- The Washington Times - Monday, August 10, 2020

Braden Holtby, one of the NHL’s best postseason goaltenders of the last decade, is hot again. The New York Islanders respect the challenge ahead.

When Holtby was asked for his initial thoughts of the Washington Capitals’ first-round playoff matchup against the Islanders, one of the first things he said was, “They don’t back down.” That seems to sum up the Islanders’ attitude toward handling Holtby heading into their series this week.

“We just can’t make it easy on him,” Islanders center Casey Cizikas said. “If we don’t get in his eyes, if we get away from shooting the puck and giving up chances, then that’s when we’re gonna have trouble. But if we get to that paint, if we make it hard on him, then our chances are gonna go up to score.”

Holtby saved 74 of 80 shots in the Capitals’ three seeding round-robin games last week. Even when the Flyers beat Washington 3-1 Thursday, Holtby never gave up a soft goal; they were usually attributable to defensive breakdowns in front of him.Through losses and wins, his stellar play showed up on the film, something his teammates affirmed.

“I think he’s for sure been our best player” in the bubble, T.J. Oshie said. “That’s no question.”

It’s certainly refreshing for Capitals fans to see something resembling vintage Holtby now.
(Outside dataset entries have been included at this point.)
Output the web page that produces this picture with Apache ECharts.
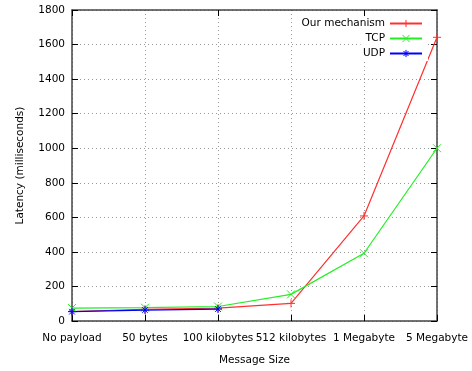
<!DOCTYPE html>
<html>
<head>
<meta charset="utf-8">
<script src="https://cdn.jsdelivr.net/npm/echarts@6/dist/echarts.min.js"></script>
<style>
  html, body { margin: 0; padding: 0; background: #fff; }
  #chart { width: 472px; height: 371px; }
</style>
</head>
<body>
<div id="chart"></div>
<script>
// message sizes on the x axis
var categories = ['No payload', '50 bytes', '100 kilobytes', '512 kilobytes', '1 Megabyte', '5 Megabyte'];
// latency in ms
var ourMechanism = [55, 68, 74, 102, 608, 1642];
var tcp = [75, 77, 84, 154, 392, 1000];
var udp = [54, 63, 69];

var FONT = 'DejaVu Sans';
var plusPath = 'path://M0,5L10,5M5,0L5,10';
var crossPath = 'path://M0,0L10,10M10,0L0,10';
var starPath = 'path://M0,5L10,5M5,0L5,10M1.5,1.5L8.5,8.5M8.5,1.5L1.5,8.5';

function mkSeries(name, data, color, symbol) {
	return {
		name: name,
		type: 'line',
		data: data,
		symbol: symbol,
		symbolSize: 8,
		showAllSymbol: true,
		lineStyle: { color: color, width: 1.2 },
		itemStyle: { color: color, borderColor: color, borderWidth: 1 },
		emphasis: { disabled: true }
	};
}

function mkLegend(name, top) {
	return {
		data: [name],
		right: 44,
		top: top,
		align: 'right',
		itemWidth: 32,
		itemHeight: 9,
		itemGap: 0,
		padding: [2, 5],
		backgroundColor: '#fff',
		itemStyle: { borderWidth: 1 },
		textStyle: { fontFamily: FONT, fontSize: 10.5, color: '#000' }
	};
}

var chart = echarts.init(document.getElementById('chart'));
var gridLine = { show: true, lineStyle: { color: '#999', type: [1, 3], width: 1 } };
var border = { show: true, onZero: false, lineStyle: { color: '#444', width: 1.5 } };
var ticks = { show: true, inside: true, length: 6, lineStyle: { color: '#000' } };
var option = {
	animation: false,
	grid: { left: 72, right: 35, top: 10, bottom: 49 },
	legend: [
		mkLegend('Our mechanism', 16),
		mkLegend('TCP', 31),
		mkLegend('UDP', 46)
	],
	xAxis: [{
		type: 'category',
		data: categories,
		boundaryGap: false,
		name: 'Message Size',
		nameLocation: 'middle',
		nameGap: 34,
		nameTextStyle: { fontFamily: FONT, fontSize: 10.5, color: '#000' },
		axisLine: border,
		axisTick: ticks,
		axisLabel: { fontFamily: FONT, fontSize: 10.5, color: '#000', margin: 12, interval: 0 },
		splitLine: gridLine
	}, {
		type: 'category',
		data: categories,
		boundaryGap: false,
		position: 'top',
		axisLine: border,
		axisTick: ticks,
		axisLabel: { show: false },
		splitLine: { show: false }
	}],
	yAxis: [{
		type: 'value',
		min: 0,
		max: 1800,
		interval: 200,
		name: 'Latency (milliseconds)',
		nameLocation: 'middle',
		nameGap: 46,
		nameTextStyle: { fontFamily: FONT, fontSize: 10.5, color: '#000' },
		axisLine: border,
		axisTick: ticks,
		axisLabel: {
			fontFamily: FONT, fontSize: 10.5, color: '#000', margin: 7,
			formatter: function (v) { return String(v); }
		},
		splitLine: gridLine
	}, {
		type: 'value',
		min: 0,
		max: 1800,
		interval: 200,
		position: 'right',
		axisLine: border,
		axisTick: ticks,
		axisLabel: { show: false },
		splitLine: { show: false }
	}],
	series: [
		mkSeries('Our mechanism', ourMechanism, '#ff3030', plusPath),
		mkSeries('TCP', tcp, '#22ee22', crossPath),
		mkSeries('UDP', udp, '#0000ff', starPath)
	]
};
chart.setOption(option);
</script>
</body>
</html>
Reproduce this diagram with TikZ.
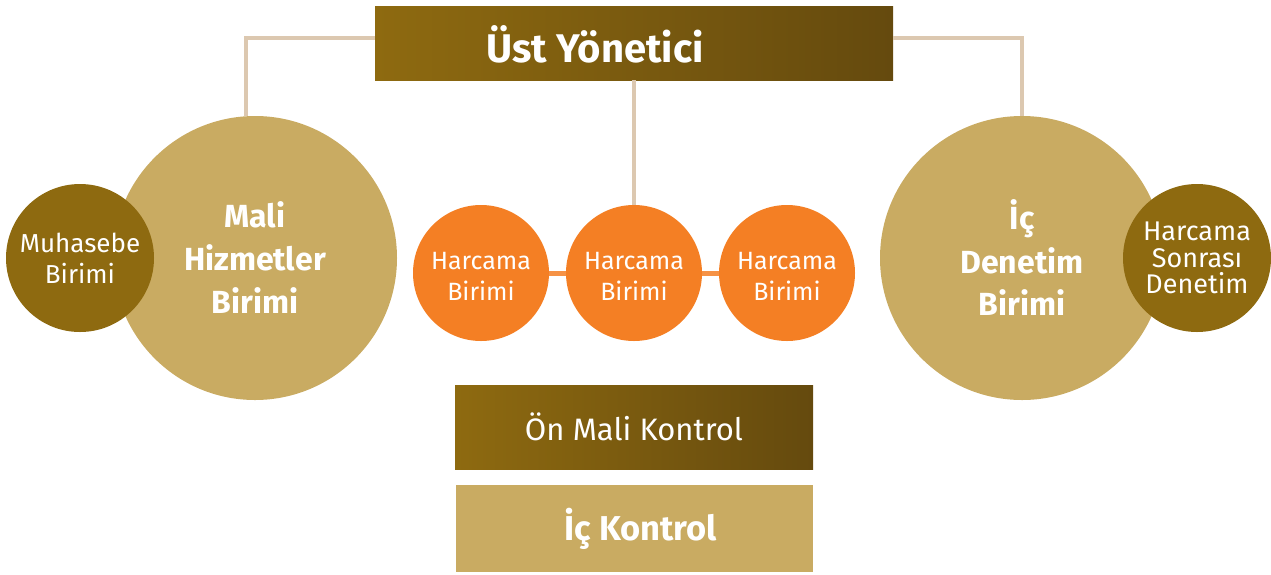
\documentclass[tikz,border=0pt]{standalone}
\usepackage{fontspec}
\setmainfont{Fira Sans}
\usetikzlibrary{positioning}

\definecolor{brownL}{HTML}{8E6A10}
\definecolor{brownR}{HTML}{654A0E}
\definecolor{sand}{HTML}{C9AB62}
\definecolor{darkgold}{HTML}{8E6A10}
\definecolor{harcama}{HTML}{F47F24}
\definecolor{link}{HTML}{DCC8B0}

\begin{document}
\begin{tikzpicture}[
  x=1pt, y=-1pt,
  topbox/.style={rectangle, left color=brownL, right color=brownR, text=white, inner sep=0pt},
  sandbox/.style={rectangle, fill=sand, text=white, inner sep=0pt},
  bigunit/.style={circle, fill=sand, text=white, minimum size=284pt, inner sep=0pt, align=center,
    font=\fontsize{32}{43}\selectfont\bfseries},
  smallunit/.style={circle, fill=darkgold, text=white, minimum size=148pt, inner sep=0pt, align=center},
  spend/.style={circle, fill=harcama, text=white, minimum size=136pt, inner sep=0pt, align=center,
    font=\fontsize{25}{31}\selectfont},
  tie/.style={link, line width=4pt},
  chain/.style={harcama!85!white, line width=5pt}
  ]
    % frame
    \useasboundingbox (0,0) rectangle (1271,574);

    % top
    \node[topbox, minimum width=518pt, minimum height=74pt] (ust) at (634,43) {};
    \node[text=white, font=\fontsize{40}{42}\selectfont\bfseries] (usttxt) at (595,44) {Üst Yönetici};

    % Harcama birimleri
    \draw[chain] (481,273) -- (787,273);
    \node[spend] (h1) at (481,273) {};
    \node[spend] (h2) at (634,273) {};
    \node[spend] (h3) at (787,273) {};
    \foreach \n in {h1,h2,h3}
      \node[text=white, align=center, font=\fontsize{25}{31}\selectfont] at ([yshift=-3pt]\n.center) {Harcama\\Birimi};

    % left side
    \node[bigunit] (mali) at (255,258) {Mali\\Hizmetler\\Birimi};
    \node[smallunit, font=\fontsize{26}{31}\selectfont] (muhasebe) at (80,258) {Muhasebe\\Birimi};
    \coordinate (malitop) at ([xshift=-9pt]mali.north);

    % right side
    \node[bigunit] (icdenetim) at (1022,258) {İç\\Denetim\\Birimi};
    \node[smallunit, font=\fontsize{27}{26.5}\selectfont] (sonra) at (1197,258) {Harcama\\Sonrası\\Denetim};

    % links
    \draw[tie] ([yshift=5pt]ust.west) -| (malitop);
    \draw[tie] ([yshift=5pt]ust.east) -| (icdenetim.north);
    \draw[tie] (ust.south) -- (h2.north);

    % bottom boxes
    \node[topbox, minimum width=358pt, minimum height=84pt, font=\fontsize{31}{33}\selectfont] (onmali) at (634,427) {Ön Mali Kontrol};
    \node[sandbox, minimum width=357pt, minimum height=87pt] (ickontrol) at (634.5,528.5) {};
    \node[text=white, font=\fontsize{34.5}{36}\selectfont\bfseries] (ickontroltxt) at ([xshift=6pt]ickontrol.center) {İç Kontrol};

\end{tikzpicture}
\end{document}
The 30-year-old will become a free agent at the end of the season, and it’s quite possible his days in Washington are numbered no matter what happens this postseason. He’s also coming off the worst regular season of his career; he’d never allowed more than three goals per game nor saved less than 90% of shots he faced until 2019-20.

Holtby said he’d put in “a lot of work” during the NHL season’s pause to fix some deficiencies in his game and strengthen himself for the playoff run. His teammates know this, and they have all faith in their No. 1 goalie.

Nicklas Backstrom said that Holtby’s calmness and poise have stood out most to him, and Oshie praised the job he’s done tracking the puck.

“I’m not a goalie coach so I can’t tell you anything about his mechanics,” Oshie said, “but it seems like he’s seeing the ice and seeing the game really well. He’s anticipating right, he’s making huge saves at big times for us and there hasn’t been too many scrambles in front of our net.”

It’ll be up to New York to disrupt that poise and pressure the 2016 Vezina Trophy winner. Holtby made two starts against the Islanders in the regular season, allowing four goals each time.

But Islanders top-line center Mathew Barzal said when Holtby’s on, he’s on.

“We’re just gonna have to find ways to open up shots or hopefully just capitalize on our chances, because shots from the point or low created chances have a tough time going in on him just because he’s so positionally sound,” Barzal said.

“He’s gonna make saves where you think he’s out (of the net), but somehow he gets across,” Cizikas said, in a description reminiscent of “The Save” Holtby made in Game 2 of the Stanley Cup Final. “But you’ve got to just keep pushing for it and keep putting pressure on him and do whatever you can to make him feel uncomfortable.”

It goes without saying that Islanders coach Barry Trotz and director of goaltending Mitch Korn are familiar with Holtby from their success together in Washington. Trotz didn’t want to delve into his scouting report on what Holtby has done well in Toronto.

“I can tell you that Braden is a quality goaltender and if you’re gonna beat any team in the playoffs, you’re gonna have to get to their goaltender, make it hard on them and all that,” Trotz said.”I wouldn’t have won a championship without Braden Holtby,” he added. “I know that.”